Yahoo adds business applications

Yahoo Store and NetLedger Inc. are combining forces to offer real-time accounting information to Santa Clara, Calif.-based Yahoo Inc.’s merchant customers.

The new service integrates NetLedger’s small-business accounting software on the back end with Yahoo Store, providing small merchants with the ability to get a real-time snapshot of their sales information.

Merchant customers of Yahoo Store, a commerce service that allows businesses to quickly create secure online stores to sell products and services, will be able to eliminate the step of having a separate front-end system and back-end accounting system thanks to this service.

Customer information gathered by the Web sites of Yahoo Store will immediately go through to the NetLedger accounting system.

“This will give an up-to-date, accurate vision of the business through any Web browser,” said Evan Goldberg, president and CEO of San Mateo, Calif.-based NetLedger.

In addition, the service will enable customers of Yahoo Store merchants to view their invoices and other information about their accounts.

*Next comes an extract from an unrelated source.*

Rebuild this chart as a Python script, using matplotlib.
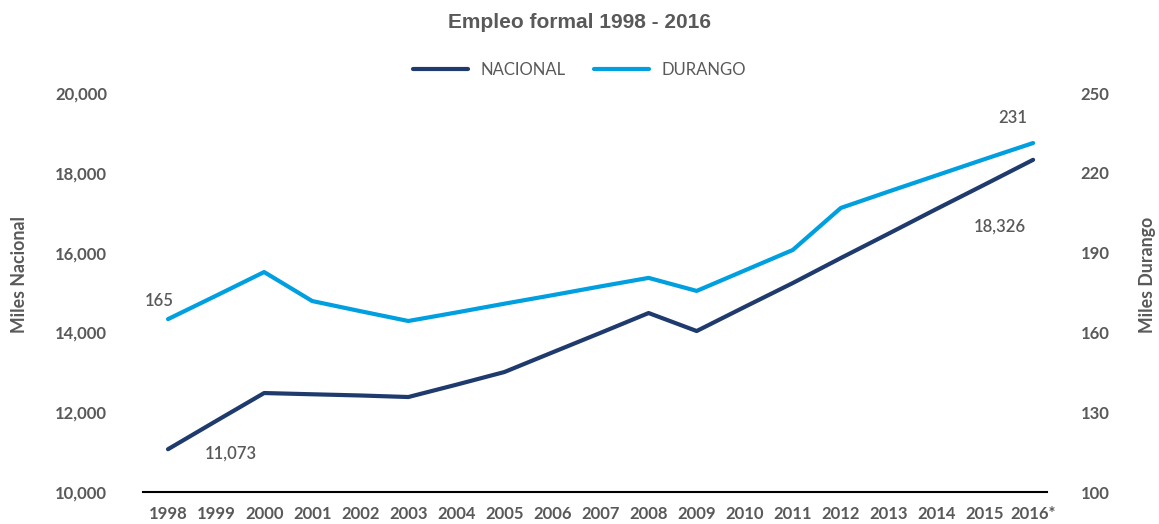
import matplotlib.pyplot as plt
import matplotlib.transforms as mtransforms
import numpy as np

years = ['1998', '1999', '2000', '2001', '2002', '2003', '2004', '2005', '2006',
         '2007', '2008', '2009', '2010', '2011', '2012', '2013', '2014', '2015', '2016*']
nacional = [11073, 11780, 12481, 12450, 12420, 12381, 12690, 13008, 13500,
            13990, 14486, 14035, 14640, 15238, 15865, 16480, 17100, 17710, 18326]
durango = [165.0, 173.8, 182.7, 171.8, 168.0, 164.3, 167.5, 170.8, 174.0,
           177.3, 180.5, 175.6, 183.3, 191.0, 206.8, 213.0, 219.1, 225.2, 231.2]

c_nac = '#1f3b6e'
c_dur = '#009fdf'
grey = '#595959'
tick_font = ['Lato', 'DejaVu Sans']

x = np.arange(len(years))

fig = plt.figure(figsize=(11.59, 5.24), dpi=100)
ax = fig.add_axes([0.1234, 0.061, 0.780, 0.7615])
ax2 = ax.twinx()

l1, = ax.plot(x, nacional, color=c_nac, lw=3, solid_capstyle='round', label='NACIONAL')
l2, = ax2.plot(x, durango, color=c_dur, lw=3, solid_capstyle='round', label='DURANGO')

ax.set_xlim(-0.52, 18.29)
ax.set_ylim(10000, 20000)
ax2.set_ylim(100, 250)
ax.set_yticks(range(10000, 20001, 2000))
ax.set_yticklabels([f'{v:,}' for v in range(10000, 20001, 2000)])
ax2.set_yticks(range(100, 251, 30))
ax.set_xticks(x)
ax.set_xticklabels(years)

for a in (ax, ax2):
    for s in ('top', 'left', 'right'):
        a.spines[s].set_visible(False)
    a.tick_params(length=0)
ax2.spines['bottom'].set_visible(False)
ax.spines['bottom'].set_color('black')
ax.spines['bottom'].set_linewidth(1.5)

shift = mtransforms.ScaledTranslation(-5 / 100, 0, fig.dpi_scale_trans)
for lab in ax.get_xticklabels():
    lab.set_fontfamily(tick_font)
    lab.set_fontsize(12)
    lab.set_fontweight('bold')
    lab.set_color(grey)
    lab.set_transform(lab.get_transform() + shift)
for lab in ax.get_yticklabels() + ax2.get_yticklabels():
    lab.set_fontfamily(tick_font)
    lab.set_fontsize(12)
    lab.set_fontweight('bold')
    lab.set_color(grey)
ax.tick_params(axis='x', pad=10)
ax.tick_params(axis='y', pad=26)
ax2.tick_params(axis='y', pad=24)

ax.set_ylabel('Miles Nacional', fontfamily='Lato', fontsize=12.8, fontweight='bold',
              color=grey)
ax2.set_ylabel('Miles Durango', fontfamily='Lato', fontsize=12.8, fontweight='bold',
               color=grey)
ax.yaxis.set_label_coords(-0.127, 0.545)
ax2.yaxis.set_label_coords(1.102, 0.545)

lab_font = dict(fontfamily='Lato', fontsize=12, color=grey, fontweight='semibold')
ax2.annotate('165', (x[0], durango[0]), xytext=(-6, 13), textcoords='offset points',
             ha='center', va='center', **lab_font)
ax.annotate('11,073', (x[0], nacional[0]), xytext=(45, -3), textcoords='offset points',
            ha='center', va='center', **lab_font)
ax2.annotate('231', (x[-1], durango[-1]), xytext=(-15, 18), textcoords='offset points',
             ha='center', va='center', **lab_font)
ax.annotate('18,326', (x[-1], nacional[-1]), xytext=(-24, -48), textcoords='offset points',
            ha='center', va='center', **lab_font)

fig.text(0.5, 0.958, 'Empleo formal 1998 - 2016', ha='center', va='center',
         fontfamily='Liberation Sans', fontsize=15, fontweight='bold', color=grey)
fig.legend([l1, l2], ['NACIONAL', 'DURANGO'], loc='center', bbox_to_anchor=(0.5, 0.866),
           ncol=2, frameon=False, handlelength=3.3, handletextpad=0.75, columnspacing=1.7,
           prop={'family': 'Lato', 'size': 12}, labelcolor=grey)

fig.savefig('out.png', dpi=100)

The service, enabled via NetLedger’s open data interchange standard, SMBXML (small and medium business XML), will be available to Yahoo Store merchants on Monday.

NetLedger’s accounting applications include accounts receivable, accounts payable, general ledger, time and billing, expense reporting, purchase orders, and customer access to invoices and other account information.

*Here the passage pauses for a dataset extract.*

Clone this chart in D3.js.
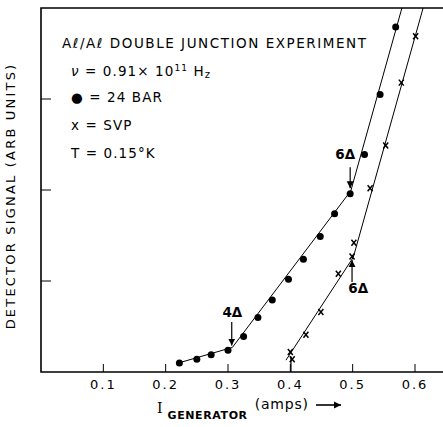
<!DOCTYPE html>
<html>
<head>
<meta charset="utf-8">
<script src="https://cdn.jsdelivr.net/npm/d3@7"></script>
<style>
  body { margin: 0; background: #fff; }
  svg { display: block; font-family: "DejaVu Sans", sans-serif; }
</style>
</head>
<body>
<svg id="chart" width="443" height="427"></svg>
<script>
// points: [I generator (amps), detector signal (arb)]
const bar24 = [
  [0.222, 0.10], [0.250, 0.14], [0.273, 0.19], [0.300, 0.24],
  [0.325, 0.39], [0.348, 0.60], [0.371, 0.79], [0.397, 1.02],
  [0.421, 1.24], [0.448, 1.49], [0.471, 1.74], [0.496, 1.96],
  [0.519, 2.39], [0.544, 3.05], [0.569, 3.79]
];
const svp = [
  [0.400, 0.22], [0.403, 0.14], [0.425, 0.41], [0.449, 0.66],
  [0.477, 1.08], [0.499, 1.27], [0.502, 1.42], [0.528, 2.02],
  [0.553, 2.49], [0.578, 3.18], [0.601, 3.69]
];
// hand drawn straight segments through the points
const barFit = [[0.221, 0.10], [0.307, 0.27], [0.497, 1.99], [0.579, 4.0]];
const svpFit = [[0.393, 0.13], [0.501, 1.26], [0.613, 4.0]];

const xTicks = [0.1, 0.2, 0.3, 0.4, 0.5, 0.6];
const yTicks = [1, 2, 3];

// threshold arrows: label, x, arrow from y0 to y1, label pos
const marks = [
  {label: "4Δ", x: 0.306, y0: 0.55, y1: 0.29, tx: 0.307, ty: 0.65},
  {label: "6Δ", x: 0.496, y0: 2.25, y1: 2.02, tx: 0.488, ty: 2.38},
  {label: "6Δ", x: 0.499, y0: 0.99, y1: 1.23, tx: 0.509, ty: 0.91}
];

const svg = d3.select("#chart");

let x = d3.scaleLinear().domain([0, 0.6]).range([41, 415]);
let y = d3.scaleLinear().domain([0, 4]).range([372, 8]);

svg.append("defs").append("marker")
  .attr("id", "head")
  .attr("viewBox", "0 0 10 10")
  .attr("refX", 10).attr("refY", 5)
  .attr("markerWidth", 7).attr("markerHeight", 9)
  .attr("markerUnits", "userSpaceOnUse")
  .attr("orient", "auto")
  .append("path").attr("d", "M0,0 L10,5 L0,10 Z").attr("fill", "#000");

// frame: left axis, top edge, bottom axis (no right edge)
svg.append("path")
  .attr("d", `M443,${y(4)} H${x(0)} V${y(0)} H443`)
  .attr("fill", "none").attr("stroke", "#000").attr("stroke-width", 1.6);

svg.selectAll(".xt").data(xTicks).join("line")
  .attr("x1", d => x(d)).attr("x2", d => x(d))
  .attr("y1", y(0)).attr("y2", y(0) - 8)
  .attr("stroke", "#000").attr("stroke-width", 1);

svg.selectAll(".xl").data(xTicks).join("text")
  .attr("x", d => x(d)).attr("y", y(0) + 17)
  .attr("text-anchor", "middle")
  .attr("font-size", 13).attr("letter-spacing", 2)
  .text(d => d3.format(".1f")(d));

svg.selectAll(".yt").data(yTicks).join("line")
  .attr("x1", x(0)).attr("x2", x(0) + 10)
  .attr("y1", d => y(d)).attr("y2", d => y(d))
  .attr("stroke", "#000").attr("stroke-width", 1);

let line = d3.line().x(d => x(d[0])).y(d => y(d[1]));

svg.append("path").attr("d", line(barFit))
  .attr("fill", "none").attr("stroke", "#000").attr("stroke-width", 1);
svg.append("path").attr("d", line(svpFit))
  .attr("fill", "none").attr("stroke", "#000").attr("stroke-width", 1);

svg.selectAll(".dot").data(bar24).join("circle")
  .attr("cx", d => x(d[0])).attr("cy", d => y(d[1]))
  .attr("r", 3.5).attr("fill", "#000");

svg.selectAll(".cross").data(svp).join("path")
  .attr("transform", d => `translate(${x(d[0])},${y(d[1])})`)
  .attr("d", "M-2.5,-3 L2.5,3 M2.5,-3 L-2.5,3")
  .attr("stroke", "#000").attr("stroke-width", 1.5);

// small marker under the first SVP point
svg.append("line")
  .attr("x1", x(0.401)).attr("x2", x(0.401))
  .attr("y1", y(0)).attr("y2", y(0.17))
  .attr("stroke", "#000").attr("stroke-width", 1.2);

svg.selectAll(".arr").data(marks).join("line")
  .attr("x1", d => x(d.x)).attr("x2", d => x(d.x))
  .attr("y1", d => y(d.y0)).attr("y2", d => y(d.y1))
  .attr("stroke", "#000").attr("stroke-width", 1.2)
  .attr("marker-end", "url(#head)");

svg.selectAll(".lab").data(marks).join("text")
  .attr("x", d => x(d.tx)).attr("y", d => y(d.ty))
  .attr("text-anchor", "middle").attr("dominant-baseline", "middle")
  .attr("font-size", 13.5).attr("font-weight", "bold")
  .text(d => d.label);

// legend / info block
let info = svg.append("g").attr("font-size", 13.5).attr("letter-spacing", 1.1);
info.append("text").attr("x", 62).attr("y", 48).attr("letter-spacing", 1.55)
  .text("Aℓ/Aℓ DOUBLE JUNCTION EXPERIMENT");
let nu = info.append("text").attr("x", 71).attr("y", 76);
nu.append("tspan").attr("font-style", "italic").text("ν");
nu.append("tspan").text(" = 0.91× 10");
nu.append("tspan").attr("font-size", 9).attr("dy", -5).text("11");
nu.append("tspan").attr("dy", 5).text(" H");
nu.append("tspan").attr("font-size", 10).attr("dy", 2).text("z");
info.append("text").attr("x", 71).attr("y", 102).text("● = 24 BAR");
info.append("text").attr("x", 71).attr("y", 130).text("x = SVP");
info.append("text").attr("x", 71).attr("y", 158).text("T = 0.15°K");

// axis titles
svg.append("text")
  .attr("transform", "translate(15,196) rotate(-90)")
  .attr("text-anchor", "middle")
  .attr("font-size", 13).attr("letter-spacing", 2.2)
  .text("DETECTOR SIGNAL (ARB UNITS)");

let xt = svg.append("text").attr("x", 157).attr("y", 413);
xt.append("tspan").attr("font-size", 14).attr("font-family", "DejaVu Serif").text("I");
xt.append("tspan").attr("font-size", 11).attr("font-weight", "bold").attr("dx", 5).attr("dy", 6)
  .attr("letter-spacing", 0.6).text("GENERATOR");
xt.append("tspan").attr("font-size", 14).attr("dx", 7).attr("dy", -10)
  .attr("letter-spacing", 0.8).text("(amps)");

svg.append("line")
  .attr("x1", 316).attr("x2", 341).attr("y1", 405).attr("y2", 405)
  .attr("stroke", "#000").attr("stroke-width", 1.6)
  .attr("marker-end", "url(#head)");
</script>
</body>
</html>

The partnership may improve efficiency for businesses operating via Yahoo Stores, said Amy Levy, an analyst at Summit Strategies, in Boston. “In the next six months you’ll see more partnerships like this,” she said.

NetLedger is challenged by competition from Intuit and Peachtree, “two titans in the industry,” Levy said. The partnership with Yahoo is a coup for NetLedger.

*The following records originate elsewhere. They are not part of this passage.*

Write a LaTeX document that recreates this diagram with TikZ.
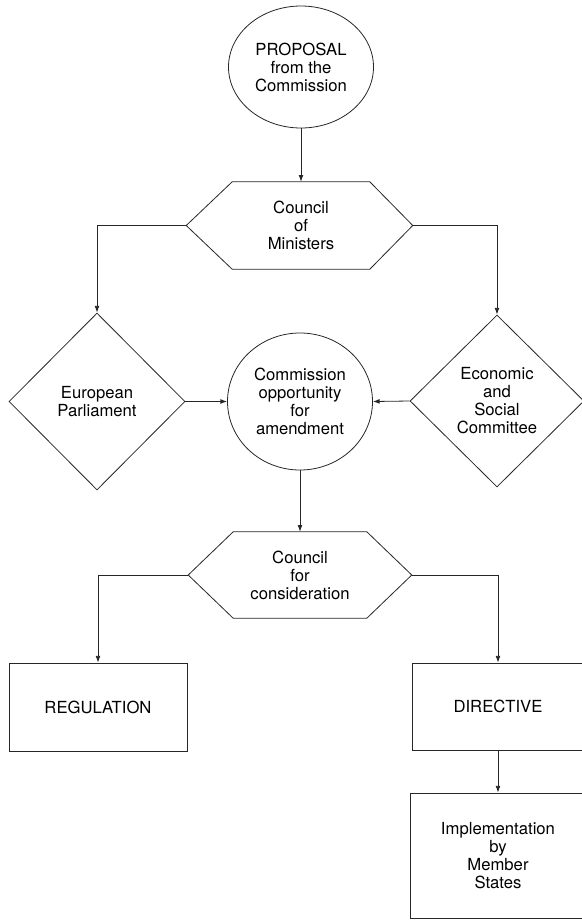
\documentclass[tikz,border=0pt]{standalone}
\usepackage{fontspec}
\setmainfont{TeX Gyre Heros}
\usepackage{tikz}
\usetikzlibrary{shapes.geometric,arrows.meta}

\tikzset{
  flowline/.style={line width=0.6pt, draw=black!85},
  flowarrow/.style={flowline, -{Latex[length=5pt,width=3.6pt]}},
  roundbox/.style={ellipse, draw, flowline, inner sep=0pt, align=center},
  choicebox/.style={diamond, draw, flowline, inner sep=0pt, align=center},
  councilbox/.style={rectangle, inner sep=0pt, align=center},
  resultbox/.style={rectangle, draw, flowline, inner sep=0pt, align=center},
}

\begin{document}
\begin{tikzpicture}[x=0.75pt,y=0.75pt,yscale=-1,xscale=1,font=\fontsize{12.5}{13.5}\selectfont]
        \useasboundingbox (0,0) rectangle (582,922);

        %Shape: Ellipse
        \node [roundbox, minimum width=108.75pt, minimum height=91.5pt] (proposal) at (301,67) {PROPOSAL\\from the\\Commission};

        %Shape: Polygon (hexagon)
        \node [councilbox, minimum width=102.75pt, minimum height=65.25pt] (ministers) at (301,225.5) {Council\\of\\Ministers};
        \coordinate (ministersW) at ([xshift=-34.5pt]ministers.west);
        \coordinate (ministersE) at ([xshift=32.25pt]ministers.east);
        \draw [flowline] (ministers.north west) -- (ministers.north east) -- (ministersE) -- (ministers.south east) -- (ministers.south west) -- (ministersW) -- cycle ;

        %Shape: Diamond
        \node [choicebox, minimum width=132pt, minimum height=132.75pt] (parliament) at (97,401.5) {European\\Parliament};
        %Shape: Diamond
        \node [choicebox, minimum width=130.5pt, minimum height=129pt] (committee) at (497,401) {Economic\\and\\Social\\Committee};

        %Shape: Ellipse
        \node [roundbox, minimum width=108.75pt, minimum height=102.75pt] (amend) at (300,401.5) {Commission\\opportunity\\for\\amendment};

        %Shape: Polygon (hexagon)
        \node [councilbox, minimum width=99.75pt, minimum height=64.5pt] (consider) at (300,575) {Council\\for\\consideration};
        \coordinate (considerW) at ([xshift=-33.75pt]consider.west);
        \coordinate (considerE) at ([xshift=33.75pt]consider.east);
        \draw [flowline] (consider.north west) -- (consider.north east) -- (considerE) -- (consider.south east) -- (consider.south west) -- (considerW) -- cycle ;

        %Shape: Rectangle
        \node [resultbox, minimum width=133.5pt, minimum height=66pt] (regulation) at (98,707) {REGULATION};
        %Shape: Rectangle
        \node [resultbox, minimum width=129pt, minimum height=65.25pt] (directive) at (498,706.5) {DIRECTIVE};
        %Shape: Rectangle
        \node [resultbox, minimum width=132pt, minimum height=93.75pt] (implement) at (498,855.5) {Implementation\\by\\Member\\States};

        %Straight Lines
        \draw [flowarrow] (proposal.south) -- (ministers.north) ;
        \draw [flowarrow] (ministersW) -| (parliament.north) ;
        \draw [flowarrow] (ministersE) -| (committee.north) ;
        \draw [flowarrow] (parliament.east) -- (amend.west) ;
        \draw [flowarrow] (committee.west) -- (amend.east) ;
        \draw [flowarrow] (amend.south) -- (consider.north) ;
        \draw [flowarrow] (considerW) -| (regulation.north) ;
        \draw [flowarrow] (considerE) -| (directive.north) ;
        \draw [flowarrow] (directive.south) -- (implement.north) ;

\end{tikzpicture}
\end{document}
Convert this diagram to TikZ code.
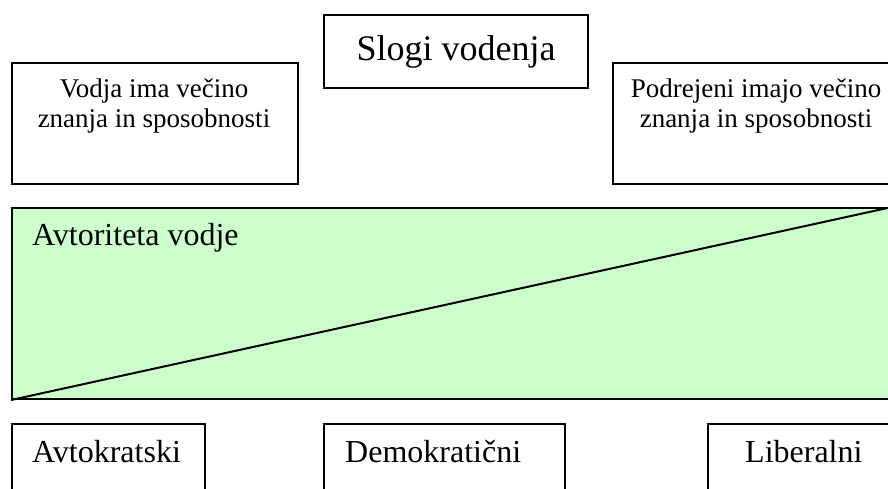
\documentclass[tikz,border=0pt]{standalone}
\usepackage{fontspec}
\setmainfont{Liberation Serif}
\definecolor{lightgreen}{HTML}{CCFFCC}
\begin{document}
\begin{tikzpicture}[x=1pt,y=-1pt,
  box/.style={draw=black, line width=2pt, rectangle, inner sep=0pt, anchor=north west},
  bigtxt/.style={font=\fontsize{36}{40}\selectfont, inner sep=0pt},
  midtxt/.style={font=\fontsize{32}{36}\selectfont, inner sep=0pt},
  smalltxt/.style={font=\fontsize{27}{30}\selectfont, inner sep=0pt}]
\useasboundingbox (0,0) rectangle (888,488);
\clip (0,0) rectangle (888,488);
% title
\node[box, minimum width=264pt, minimum height=73pt] (title) at (323,14) {};
\node[bigtxt, anchor=base] (titletxt) at (456,60) {Slogi vodenja};
% top side boxes
\node[box, minimum width=286pt, minimum height=121pt] (lbox) at (11,62) {};
\node[smalltxt, anchor=base] (l1) at (154,97) {Vodja ima večino};
\node[smalltxt, anchor=base] (l2) at (154,127) {znanja in sposobnosti};
\node[box, minimum width=288pt, minimum height=121pt] (rbox) at (612,62) {};
\node[smalltxt, anchor=base] (r1) at (756,97) {Podrejeni imajo večino};
\node[smalltxt, anchor=base] (r2) at (756,127) {znanja in sposobnosti};
% authority area
\node[box, fill=lightgreen, minimum width=879pt, minimum height=191pt] (auth) at (11,207) {};
\draw[line width=2pt] (auth.south west) -- (auth.north east);
\node[midtxt, anchor=base west] (authtxt) at (32,245) {Avtoriteta vodje};
% bottom boxes
\node[box, minimum width=193pt, minimum height=90pt] (avt) at (11,423) {};
\node[midtxt, anchor=base west] (avttxt) at (32,462) {Avtokratski};
\node[box, minimum width=241pt, minimum height=90pt] (dem) at (323,423) {};
\node[midtxt, anchor=base west] (demtxt) at (345,462) {Demokratični};
\node[box, minimum width=193pt, minimum height=90pt] (lib) at (707,423) {};
\node[midtxt, anchor=base west] (libtxt) at (745,462) {Liberalni};
\end{tikzpicture}
\end{document}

Although the company was formed to serve the needs of small businesses, NetLedger also has some heavy hitters backing it.

NetLedger was founded by Goldberg and Oracle Corp. Chairman and CEO Larry Ellison, who serves as chairman of NetLedger’s board.

“I ran a small business and recognized the needs of small businesses,” Goldberg said. “Larry [Ellison] at the time was focused on the ASP [application service provider] model. NetLedger was a marriage of those two ideas, created to give small businesses big business power.”

With that idea and the backing of Oracle, NetLedger built its services on top of Oracle database systems.